Beim Parabelflug etwa gelingt es den Piloten wegen der Reibung der Atmosphäre nur annähernd, die ideale Linie zu fliegen. Die Versuchsboxen erfahren dadurch geringe Beschleunigungen, vor allem in vertikaler Richtung.

Der umgebaute Airbus "Zero-G" beim Parabelflug.
Der umgebaute Airbus "Zero-G" beim Parabelflug.

© Novespace

Besser ist die Qualität der Mikrogravitation auf der Internationalen Raumstation ISS, Versuche dort sind allerdings auch teurer und aufwändiger.
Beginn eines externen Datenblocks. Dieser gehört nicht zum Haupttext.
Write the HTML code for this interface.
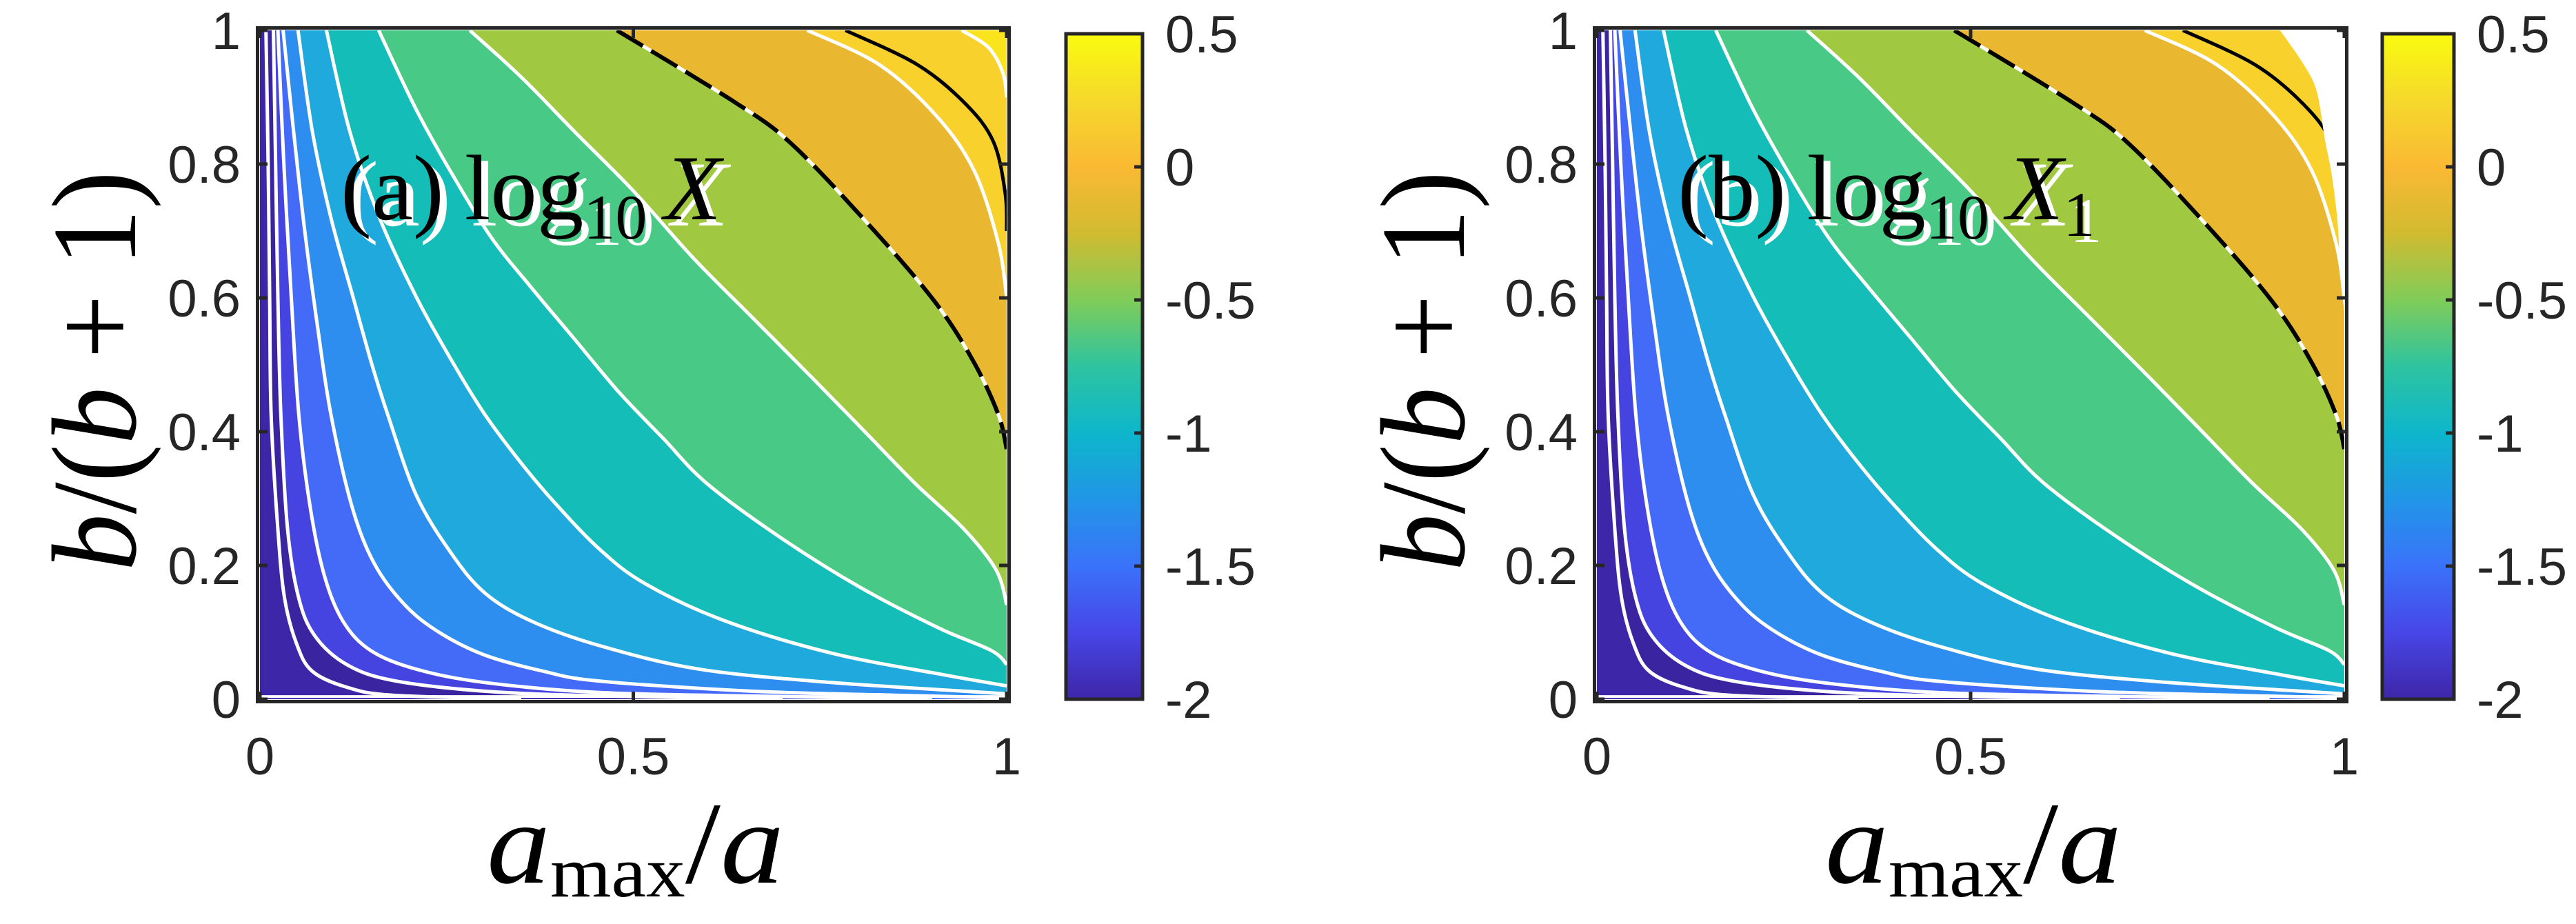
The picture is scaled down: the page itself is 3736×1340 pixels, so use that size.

Und auch dort gibt es Störung. „Die ISS zeigt stets mit der gleichen Seite zur Erde, dreht sich also während eines Umlaufs einmal um die eigene Achse“, sagt Sperl. „Je weiter weg man von ihrem Schwerpunkt ist, desto größer ist der Effekt.“

Satelliten für quantenmechanische Experimente

Auch Vibrationen von Vakuumpumpen können schwierig sein und müssen gedämpft werden, meist mittels Gummi. „Es gibt bereits Überlegungen, mit Noise-Cancelling-Technologien, wie man sie von Kopfhörern kennt, aktiv gegen die störenden Frequenzen vorzugehen“, sagt er. Noch sei nichts entschieden, schließlich würde das Kosten und Aufwand nochmals steigern.

Für quantenmechanische Experimente, denen noch „bessere“ Mikrogravitation nutzt, kämen Satelliten infrage. Diese fallen beständig um die Erde herum und kommen der idealen Schwerelosigkeit noch näher. Vor allem jedoch halten sie diesen Zustand über Wochen oder gar Monate – ganz anders als die paar Sekunden während der Versuche in einem Parabelflieger oder einem Fallturm.

Da drinnen herrscht dann wirklich himmlische Ruhe.